Work to be completed. Pick out each line containing the string "this".
──────── Record excerpts ────────
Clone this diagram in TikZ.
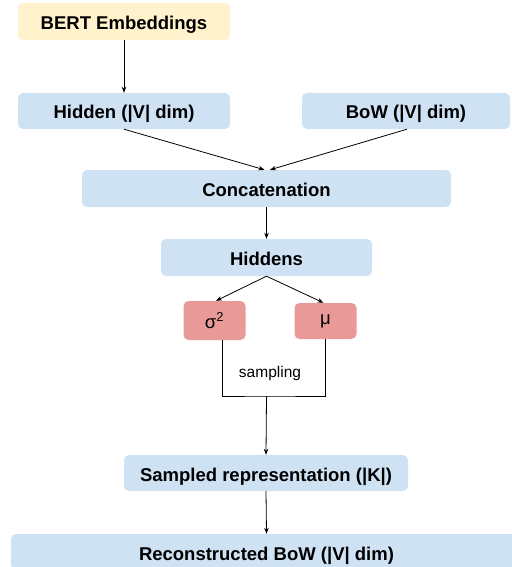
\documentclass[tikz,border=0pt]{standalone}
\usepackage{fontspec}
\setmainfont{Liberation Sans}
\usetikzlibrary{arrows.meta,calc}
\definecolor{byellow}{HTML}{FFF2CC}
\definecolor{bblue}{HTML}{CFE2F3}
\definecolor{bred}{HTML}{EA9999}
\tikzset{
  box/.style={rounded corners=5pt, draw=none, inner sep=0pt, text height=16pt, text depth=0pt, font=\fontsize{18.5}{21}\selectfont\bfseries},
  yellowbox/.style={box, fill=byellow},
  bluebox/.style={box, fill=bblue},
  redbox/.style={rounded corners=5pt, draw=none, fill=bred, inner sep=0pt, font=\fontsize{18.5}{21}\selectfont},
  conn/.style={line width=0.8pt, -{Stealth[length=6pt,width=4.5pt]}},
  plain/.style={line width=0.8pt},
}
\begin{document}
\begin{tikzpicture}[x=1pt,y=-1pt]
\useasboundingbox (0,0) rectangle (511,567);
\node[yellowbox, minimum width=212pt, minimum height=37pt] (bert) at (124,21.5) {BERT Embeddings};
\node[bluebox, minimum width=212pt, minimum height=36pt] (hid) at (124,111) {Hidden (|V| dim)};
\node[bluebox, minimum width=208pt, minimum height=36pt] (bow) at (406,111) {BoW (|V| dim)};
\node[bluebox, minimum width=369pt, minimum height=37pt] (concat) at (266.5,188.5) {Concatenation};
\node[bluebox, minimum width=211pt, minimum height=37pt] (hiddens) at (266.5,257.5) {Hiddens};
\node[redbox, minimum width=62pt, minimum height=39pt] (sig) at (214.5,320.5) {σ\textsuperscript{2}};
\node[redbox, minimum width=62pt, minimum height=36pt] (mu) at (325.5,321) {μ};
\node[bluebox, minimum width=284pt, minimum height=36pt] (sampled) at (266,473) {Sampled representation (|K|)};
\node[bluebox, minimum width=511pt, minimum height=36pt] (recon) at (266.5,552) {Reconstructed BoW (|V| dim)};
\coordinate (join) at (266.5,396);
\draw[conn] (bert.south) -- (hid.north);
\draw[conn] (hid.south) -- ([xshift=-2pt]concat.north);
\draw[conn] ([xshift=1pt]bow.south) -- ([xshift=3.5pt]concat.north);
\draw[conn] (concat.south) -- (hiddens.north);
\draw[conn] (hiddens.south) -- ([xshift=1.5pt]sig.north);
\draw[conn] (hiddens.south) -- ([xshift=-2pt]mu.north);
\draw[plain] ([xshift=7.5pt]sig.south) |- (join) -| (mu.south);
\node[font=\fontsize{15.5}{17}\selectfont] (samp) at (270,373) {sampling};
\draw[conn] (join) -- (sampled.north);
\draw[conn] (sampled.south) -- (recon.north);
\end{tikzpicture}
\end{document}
────────
──────── Record excerpts ────────
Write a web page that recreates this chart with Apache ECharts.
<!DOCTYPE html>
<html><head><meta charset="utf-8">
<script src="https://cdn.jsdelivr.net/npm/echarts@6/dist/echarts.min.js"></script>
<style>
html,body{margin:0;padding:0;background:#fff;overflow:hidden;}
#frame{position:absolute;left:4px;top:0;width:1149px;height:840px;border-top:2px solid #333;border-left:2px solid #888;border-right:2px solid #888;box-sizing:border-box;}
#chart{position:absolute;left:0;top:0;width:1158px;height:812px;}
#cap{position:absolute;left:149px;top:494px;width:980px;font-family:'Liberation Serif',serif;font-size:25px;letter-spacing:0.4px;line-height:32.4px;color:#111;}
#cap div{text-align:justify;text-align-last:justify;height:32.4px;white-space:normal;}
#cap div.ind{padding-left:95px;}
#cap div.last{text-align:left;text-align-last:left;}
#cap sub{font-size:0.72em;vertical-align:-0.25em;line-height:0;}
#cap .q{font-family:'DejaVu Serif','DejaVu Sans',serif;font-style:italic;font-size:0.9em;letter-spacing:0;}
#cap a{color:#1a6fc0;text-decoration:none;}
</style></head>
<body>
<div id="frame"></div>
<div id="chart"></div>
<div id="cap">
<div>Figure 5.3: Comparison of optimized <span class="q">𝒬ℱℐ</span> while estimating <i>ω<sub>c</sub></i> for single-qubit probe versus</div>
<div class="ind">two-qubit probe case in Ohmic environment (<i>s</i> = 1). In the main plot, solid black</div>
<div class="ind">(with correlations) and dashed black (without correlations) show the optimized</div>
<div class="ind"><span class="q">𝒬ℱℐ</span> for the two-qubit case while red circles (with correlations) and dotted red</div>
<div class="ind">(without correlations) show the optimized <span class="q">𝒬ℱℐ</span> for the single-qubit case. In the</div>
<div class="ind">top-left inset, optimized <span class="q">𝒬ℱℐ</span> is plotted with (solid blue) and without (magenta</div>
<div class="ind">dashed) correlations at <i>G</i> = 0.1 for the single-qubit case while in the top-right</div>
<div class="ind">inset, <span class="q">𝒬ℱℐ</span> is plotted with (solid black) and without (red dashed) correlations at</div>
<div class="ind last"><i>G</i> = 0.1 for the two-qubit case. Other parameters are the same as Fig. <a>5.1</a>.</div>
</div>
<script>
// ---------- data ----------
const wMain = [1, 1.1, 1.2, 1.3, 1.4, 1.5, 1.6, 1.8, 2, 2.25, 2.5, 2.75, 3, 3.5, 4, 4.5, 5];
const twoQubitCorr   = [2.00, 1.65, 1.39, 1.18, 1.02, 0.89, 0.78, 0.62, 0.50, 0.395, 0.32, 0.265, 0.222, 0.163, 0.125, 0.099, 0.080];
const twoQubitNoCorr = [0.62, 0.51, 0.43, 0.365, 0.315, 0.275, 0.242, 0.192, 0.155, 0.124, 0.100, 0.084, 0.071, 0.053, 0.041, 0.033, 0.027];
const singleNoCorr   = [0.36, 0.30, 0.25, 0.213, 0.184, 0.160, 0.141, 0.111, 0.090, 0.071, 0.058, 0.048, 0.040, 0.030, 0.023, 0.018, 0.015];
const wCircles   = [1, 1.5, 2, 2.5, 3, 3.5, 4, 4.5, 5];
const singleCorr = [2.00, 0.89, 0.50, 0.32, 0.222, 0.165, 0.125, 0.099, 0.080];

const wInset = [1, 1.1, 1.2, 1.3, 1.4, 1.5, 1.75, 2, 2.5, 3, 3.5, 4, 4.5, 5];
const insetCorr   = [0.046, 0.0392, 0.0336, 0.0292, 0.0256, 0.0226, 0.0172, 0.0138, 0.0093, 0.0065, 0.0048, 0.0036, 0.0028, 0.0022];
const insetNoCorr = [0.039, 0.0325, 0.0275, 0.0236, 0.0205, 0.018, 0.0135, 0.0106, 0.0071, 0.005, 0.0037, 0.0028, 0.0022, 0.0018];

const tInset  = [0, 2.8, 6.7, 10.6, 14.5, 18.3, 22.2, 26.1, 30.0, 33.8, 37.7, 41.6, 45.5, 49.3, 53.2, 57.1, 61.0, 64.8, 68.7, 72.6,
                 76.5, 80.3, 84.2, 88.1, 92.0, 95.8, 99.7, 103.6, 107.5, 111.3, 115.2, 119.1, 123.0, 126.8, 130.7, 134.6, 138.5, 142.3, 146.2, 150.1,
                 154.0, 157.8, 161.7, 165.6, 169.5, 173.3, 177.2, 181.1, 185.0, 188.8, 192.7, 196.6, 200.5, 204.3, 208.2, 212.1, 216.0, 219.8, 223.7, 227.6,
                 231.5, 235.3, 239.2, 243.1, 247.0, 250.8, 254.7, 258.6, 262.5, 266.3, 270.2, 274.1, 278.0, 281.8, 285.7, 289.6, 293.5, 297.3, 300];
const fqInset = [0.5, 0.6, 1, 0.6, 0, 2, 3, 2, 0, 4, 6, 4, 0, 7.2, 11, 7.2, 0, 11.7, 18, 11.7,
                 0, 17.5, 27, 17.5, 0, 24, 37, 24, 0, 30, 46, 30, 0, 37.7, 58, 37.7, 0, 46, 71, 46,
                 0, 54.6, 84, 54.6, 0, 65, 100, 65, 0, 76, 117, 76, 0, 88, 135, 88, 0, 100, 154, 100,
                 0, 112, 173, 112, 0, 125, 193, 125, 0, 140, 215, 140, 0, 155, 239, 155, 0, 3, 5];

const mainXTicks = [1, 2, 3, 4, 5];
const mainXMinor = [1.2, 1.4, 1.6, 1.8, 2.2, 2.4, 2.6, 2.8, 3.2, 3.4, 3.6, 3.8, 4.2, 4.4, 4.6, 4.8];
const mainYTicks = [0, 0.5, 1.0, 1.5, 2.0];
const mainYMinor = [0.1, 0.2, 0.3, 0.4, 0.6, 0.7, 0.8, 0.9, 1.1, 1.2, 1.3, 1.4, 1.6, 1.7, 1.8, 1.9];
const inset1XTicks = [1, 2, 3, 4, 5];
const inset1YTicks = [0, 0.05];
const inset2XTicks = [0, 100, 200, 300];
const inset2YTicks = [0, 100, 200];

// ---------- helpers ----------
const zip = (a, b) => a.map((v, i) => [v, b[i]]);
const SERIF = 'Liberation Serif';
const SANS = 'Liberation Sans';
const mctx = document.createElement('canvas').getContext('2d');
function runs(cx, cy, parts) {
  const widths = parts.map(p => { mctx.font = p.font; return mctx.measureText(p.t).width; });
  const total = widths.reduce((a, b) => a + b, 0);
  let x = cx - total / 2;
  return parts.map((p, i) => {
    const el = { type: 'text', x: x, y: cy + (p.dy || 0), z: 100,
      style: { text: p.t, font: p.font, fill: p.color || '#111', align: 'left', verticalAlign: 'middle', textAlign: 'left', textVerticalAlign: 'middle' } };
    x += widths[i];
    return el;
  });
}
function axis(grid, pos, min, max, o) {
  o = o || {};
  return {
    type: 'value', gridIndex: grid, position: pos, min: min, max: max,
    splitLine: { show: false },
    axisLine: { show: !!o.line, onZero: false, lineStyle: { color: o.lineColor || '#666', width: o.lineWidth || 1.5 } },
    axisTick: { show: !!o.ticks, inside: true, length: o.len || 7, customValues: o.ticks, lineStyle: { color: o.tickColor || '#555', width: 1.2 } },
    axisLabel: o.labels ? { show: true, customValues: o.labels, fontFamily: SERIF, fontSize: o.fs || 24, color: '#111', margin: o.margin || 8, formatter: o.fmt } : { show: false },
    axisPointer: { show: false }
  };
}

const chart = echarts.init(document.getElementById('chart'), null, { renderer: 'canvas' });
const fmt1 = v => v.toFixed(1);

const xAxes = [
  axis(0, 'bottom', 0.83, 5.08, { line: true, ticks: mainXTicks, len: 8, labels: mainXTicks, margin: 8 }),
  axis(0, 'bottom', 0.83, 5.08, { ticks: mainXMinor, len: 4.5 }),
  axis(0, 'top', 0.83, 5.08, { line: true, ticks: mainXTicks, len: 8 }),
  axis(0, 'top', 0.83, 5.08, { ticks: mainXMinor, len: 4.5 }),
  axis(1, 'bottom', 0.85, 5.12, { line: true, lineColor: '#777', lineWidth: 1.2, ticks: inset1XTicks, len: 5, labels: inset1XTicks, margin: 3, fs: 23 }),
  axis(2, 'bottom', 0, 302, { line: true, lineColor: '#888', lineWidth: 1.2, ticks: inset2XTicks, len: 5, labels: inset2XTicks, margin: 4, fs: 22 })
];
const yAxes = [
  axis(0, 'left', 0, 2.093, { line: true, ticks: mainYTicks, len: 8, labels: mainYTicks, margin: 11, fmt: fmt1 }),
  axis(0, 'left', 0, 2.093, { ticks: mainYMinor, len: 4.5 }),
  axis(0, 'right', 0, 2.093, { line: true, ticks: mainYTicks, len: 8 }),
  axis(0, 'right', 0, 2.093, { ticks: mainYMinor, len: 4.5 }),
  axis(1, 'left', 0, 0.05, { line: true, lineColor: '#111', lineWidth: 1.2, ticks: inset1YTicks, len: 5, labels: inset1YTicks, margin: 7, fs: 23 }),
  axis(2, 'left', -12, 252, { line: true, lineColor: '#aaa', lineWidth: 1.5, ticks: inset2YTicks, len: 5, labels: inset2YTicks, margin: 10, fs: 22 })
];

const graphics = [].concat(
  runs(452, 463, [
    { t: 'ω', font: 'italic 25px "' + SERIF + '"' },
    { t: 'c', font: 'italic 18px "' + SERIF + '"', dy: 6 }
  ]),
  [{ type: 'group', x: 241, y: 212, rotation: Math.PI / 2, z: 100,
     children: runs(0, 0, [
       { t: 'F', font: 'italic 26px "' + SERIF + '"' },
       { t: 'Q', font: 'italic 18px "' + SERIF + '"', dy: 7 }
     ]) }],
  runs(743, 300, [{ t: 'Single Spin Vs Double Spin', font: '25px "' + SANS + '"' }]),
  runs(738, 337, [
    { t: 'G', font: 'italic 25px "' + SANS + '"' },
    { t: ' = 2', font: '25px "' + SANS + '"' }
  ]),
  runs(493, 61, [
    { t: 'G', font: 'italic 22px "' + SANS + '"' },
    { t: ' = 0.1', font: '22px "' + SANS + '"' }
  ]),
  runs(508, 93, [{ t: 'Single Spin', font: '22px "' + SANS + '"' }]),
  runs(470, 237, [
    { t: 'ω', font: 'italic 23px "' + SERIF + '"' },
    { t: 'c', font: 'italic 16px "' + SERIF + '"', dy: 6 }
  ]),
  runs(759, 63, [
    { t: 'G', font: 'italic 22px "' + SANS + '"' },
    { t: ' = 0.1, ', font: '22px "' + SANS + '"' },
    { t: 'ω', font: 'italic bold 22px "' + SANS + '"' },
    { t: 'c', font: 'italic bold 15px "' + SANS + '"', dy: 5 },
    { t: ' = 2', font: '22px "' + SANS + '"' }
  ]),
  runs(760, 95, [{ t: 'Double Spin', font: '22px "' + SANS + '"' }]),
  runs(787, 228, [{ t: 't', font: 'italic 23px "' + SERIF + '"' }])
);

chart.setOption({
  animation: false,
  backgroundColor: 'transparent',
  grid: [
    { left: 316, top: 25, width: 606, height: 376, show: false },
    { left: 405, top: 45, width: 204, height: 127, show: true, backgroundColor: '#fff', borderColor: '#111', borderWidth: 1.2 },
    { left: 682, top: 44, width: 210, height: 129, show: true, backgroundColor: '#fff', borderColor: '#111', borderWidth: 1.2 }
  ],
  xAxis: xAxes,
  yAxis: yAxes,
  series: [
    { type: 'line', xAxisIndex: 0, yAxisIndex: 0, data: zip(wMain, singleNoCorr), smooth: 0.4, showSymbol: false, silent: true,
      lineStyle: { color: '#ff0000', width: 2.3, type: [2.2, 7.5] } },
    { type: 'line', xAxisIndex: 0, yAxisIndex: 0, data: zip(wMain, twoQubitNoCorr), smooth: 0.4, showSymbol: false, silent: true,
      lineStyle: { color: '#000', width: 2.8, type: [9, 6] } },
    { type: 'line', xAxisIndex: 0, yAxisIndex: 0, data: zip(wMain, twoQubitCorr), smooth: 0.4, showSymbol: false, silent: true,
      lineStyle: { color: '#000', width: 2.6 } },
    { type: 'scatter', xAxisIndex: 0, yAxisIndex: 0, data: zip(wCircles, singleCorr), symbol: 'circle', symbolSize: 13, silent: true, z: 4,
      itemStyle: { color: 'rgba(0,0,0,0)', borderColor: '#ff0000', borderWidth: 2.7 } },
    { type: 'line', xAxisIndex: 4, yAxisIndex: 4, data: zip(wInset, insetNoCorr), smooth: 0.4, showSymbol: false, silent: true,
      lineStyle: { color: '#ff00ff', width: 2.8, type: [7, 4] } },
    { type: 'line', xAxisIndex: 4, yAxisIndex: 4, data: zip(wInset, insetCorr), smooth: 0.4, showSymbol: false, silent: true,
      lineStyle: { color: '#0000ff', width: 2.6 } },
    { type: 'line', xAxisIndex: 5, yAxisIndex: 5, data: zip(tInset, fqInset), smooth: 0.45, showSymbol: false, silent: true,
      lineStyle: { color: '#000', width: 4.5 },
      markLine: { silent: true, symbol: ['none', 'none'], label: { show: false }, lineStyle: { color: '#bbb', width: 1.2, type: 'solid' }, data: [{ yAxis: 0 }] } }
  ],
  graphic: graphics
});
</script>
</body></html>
────────
The response.
Clone this diagram in TikZ.
Write a web page that recreates this chart with Apache ECharts.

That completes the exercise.